DevOps is more important than product management for startups
Building software can seem deceptively easy in the early days of a startup because small teams can get by without much process and structure. Communication, strategic alignment and collaboration between engineers can be effortless when you’ve only got a few people. As you grow, though, things get complicated. Strategy becomes difficult due to competing priorities, so you adopt prioritisation processes. Collaboration between engineers becomes onerous, so you split your team into smaller teams. New features fail to meet customer needs, so you invest in more upfront feature scoping. Usually, much of this becomes the responsibility of your first product manager. As crucial as product managers are to software companies, I think DevOps is more important, and you should invest in it first when facing these issues.
DevOps is the practice of operationalising how you deliver software through automation, process and instrumentation/analytics. Key aspects of DevOps include:
- Automated testing. Instead of manually testing the features of your product before every release, you can write tests in code and run them during the development process. With automation, you can mostly eliminate the burden of testing from the release process.
- Automated releases/continuous integration. Instead of manually compiling and deploying new code on a weekly, monthly, quarterly or irregular basis, you can develop automation that will deploy code to your customers in real-time.
- Product analytics and platform observability. You can measure your product’s performance in real-time through application logging and integration with analytics platforms. This data can then influence how you make decisions. For example, application logging can reveal bugs and platform performance issues before customers discover and report them. Similarly, product analytics tell you how customers use your product, influencing product prioritisation.
- Feature toggles enable your engineers to choose who can access individual features and product changes without delaying the integration of new code into your product. Using toggles means pushing new code out with automated releases but hiding new features until they are ready, enabling easy early adopter or A/B testing.
In aggregate, the foundations above enable tight feedback loops, which empower teams to make better decisions, move faster, and deliver tangible outcomes for the business. Before DevOps, you need to manually test, manually release, manually survey customers and wait for bug reports before you know if the feature you built solves the intended problem and doesn’t introduce new issues. After adopting DevOps, the time it takes to learn from previous decisions will reduce radically. You can move fast, easily pivot, and quickly learn how to make better decisions. In short, excellent DevOps practices solve many of the same problems that product management intends to solve. These technical foundations mean many teams won’t need a product manager urgently because engineers and designers are empowered to build, measure, and learn independently. Additionally, teams that still choose to work with a product manager won’t need micromanagement — they will retain much more autonomy than is otherwise possible without DevOps.

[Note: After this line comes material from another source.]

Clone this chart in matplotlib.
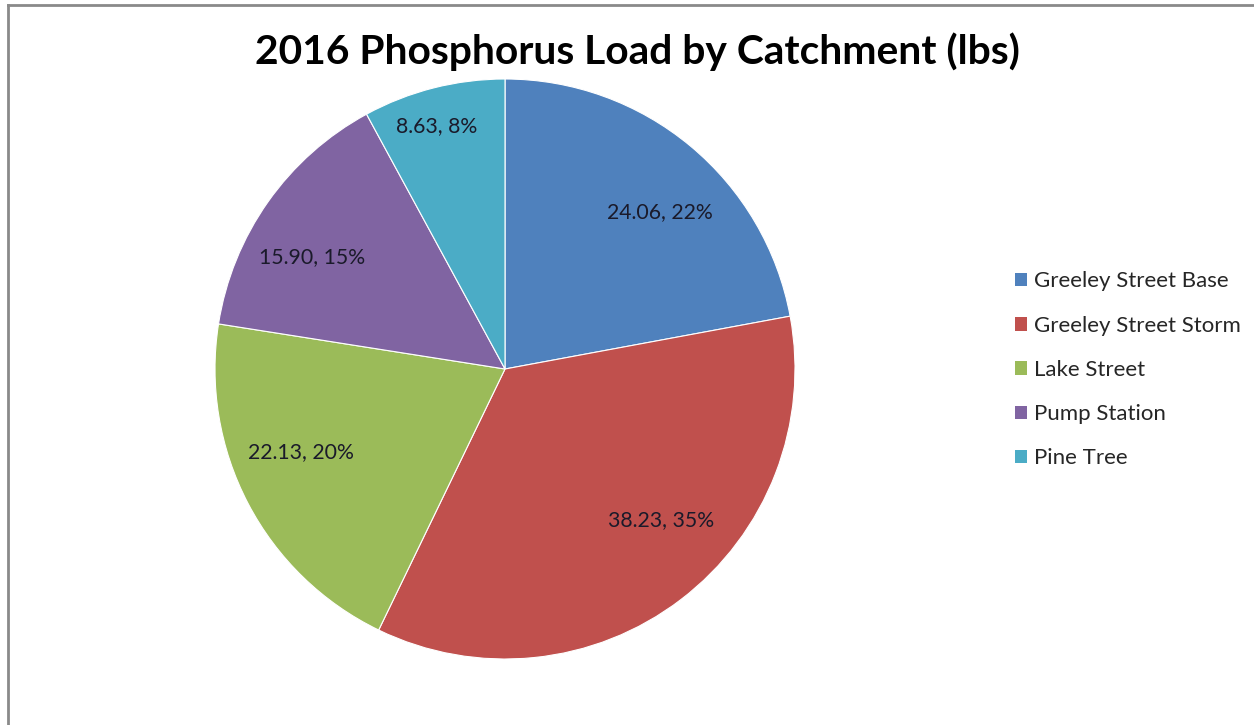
import matplotlib
matplotlib.use("Agg")
import matplotlib.pyplot as plt
from matplotlib.patches import Patch
import numpy as np

categories = ["Greeley Street Base", "Greeley Street Storm", "Lake Street", "Pump Station", "Pine Tree"]
values = [24.06, 38.23, 22.13, 15.90, 8.63]
colors = ["#4F81BD", "#C0504D", "#9BBB59", "#8064A2", "#4BACC6"]
title = "2016 Phosphorus Load by Catchment (lbs)"

plt.rcParams['font.family'] = ['Lato', 'DejaVu Sans']

W, H = 1254, 725
fig = plt.figure(figsize=(W / 100, H / 100), dpi=100)
fig.patch.set_facecolor("white")

# frame (left and top edges visible)
fig.add_artist(plt.Line2D([8 / W, 8 / W], [0, 1 - 5 / H], color="#8a8a8a", lw=2, transform=fig.transFigure))
fig.add_artist(plt.Line2D([8 / W, 1], [1 - 5 / H, 1 - 5 / H], color="#8a8a8a", lw=2, transform=fig.transFigure))

cx, cy, r = 505, 369, 290
ax = fig.add_axes([(cx - r) / W, (H - cy - r) / H, 2 * r / W, 2 * r / H])
total = sum(values)
wedges, _ = ax.pie(values, colors=colors, startangle=90, counterclock=False,
                   radius=1.0, wedgeprops=dict(edgecolor="white", linewidth=0.8))
ax.set_xlim(-1, 1)
ax.set_ylim(-1, 1)
ax.set_aspect("equal")
ax.axis("off")

label_r = [0.76, 0.75, 0.76, 0.77, 0.87]
label_dang = [-5, 8.5, -5.6, 5, 1.5]
for w, v, lr, da in zip(wedges, values, label_r, label_dang):
    ang = np.deg2rad((w.theta1 + w.theta2) / 2 + da)
    ax.text(lr * np.cos(ang), lr * np.sin(ang), f"{v:.2f}, {v / total * 100:.0f}%",
            ha="center", va="center", fontsize=15.3, color="#1a1a2a")

fig.text(637 / W, 1 - 52 / H, title, ha="center", va="center",
         fontsize=29.3, fontweight="bold", color="black")

handles = [Patch(facecolor=c, edgecolor="none") for c in colors]
fig.legend(handles, categories, loc="upper left", bbox_to_anchor=(1015 / W, 1 - 271.5 / H),
           frameon=False, fontsize=16, handlelength=0.55, handleheight=0.55,
           handletextpad=0.3, labelspacing=1.09, borderaxespad=0, borderpad=0,
           labelcolor="#262626")

fig.savefig("out.png", dpi=100, facecolor="white")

Product managers should embrace DevOps because it will help them to make better decisions, move more quickly, and operate from a higher vantage point (potentially overseeing multiple teams). A product manager empowered by continuous integration, automated testing, and product analytics can confidently encourage their team to move quickly without fear of failure. These operations reduce the damage potential of suboptimal decisions and implementation mistakes. DevOps implements the build, measure, and learn loop, making it possible to innovate through experimentation.
Both DevOps and product management seek to solve the following problems:
- Return on investment, impact of work, and outcome-centricity. Product management solves this by defining problems formally, guiding solution selection, modelling expected outcomes and specifying solutions. DevOps solves this problem by making it easy for engineers to ship minimum-viable products, develop iteratively, and measure the effectiveness of their work.
- Prioritisation. Product management solves this problem through centralised decision-making and stakeholder engagement. DevOps solves this problem by aligning teams to measurable outcomes and enabling rapid experimentation.
- Quality assurance. Product management solves this problem through oversight, manual test coordination and user testing. DevOps solves this problem with automated tests, feature toggles and continuous integration (which allows bug fixes to be deployed rapidly).
- Stakeholder management. Product managers solve this problem through meetings and outbound communication with internal and external stakeholders. DevOps addresses this with automated release notes/changelogs.
- Technical documentation. Product management prioritises and produces product documentation, while DevOps solves this through self-documenting code.
As you can see, you can solve many problems with either more product management or DevOps. As most companies scale, they will eventually adopt product management and DevOps. DevOps may be the best initial approach because it will keep engineers empowered to own the outcomes of their work for longer and will double as a fantastic foundation for future product management.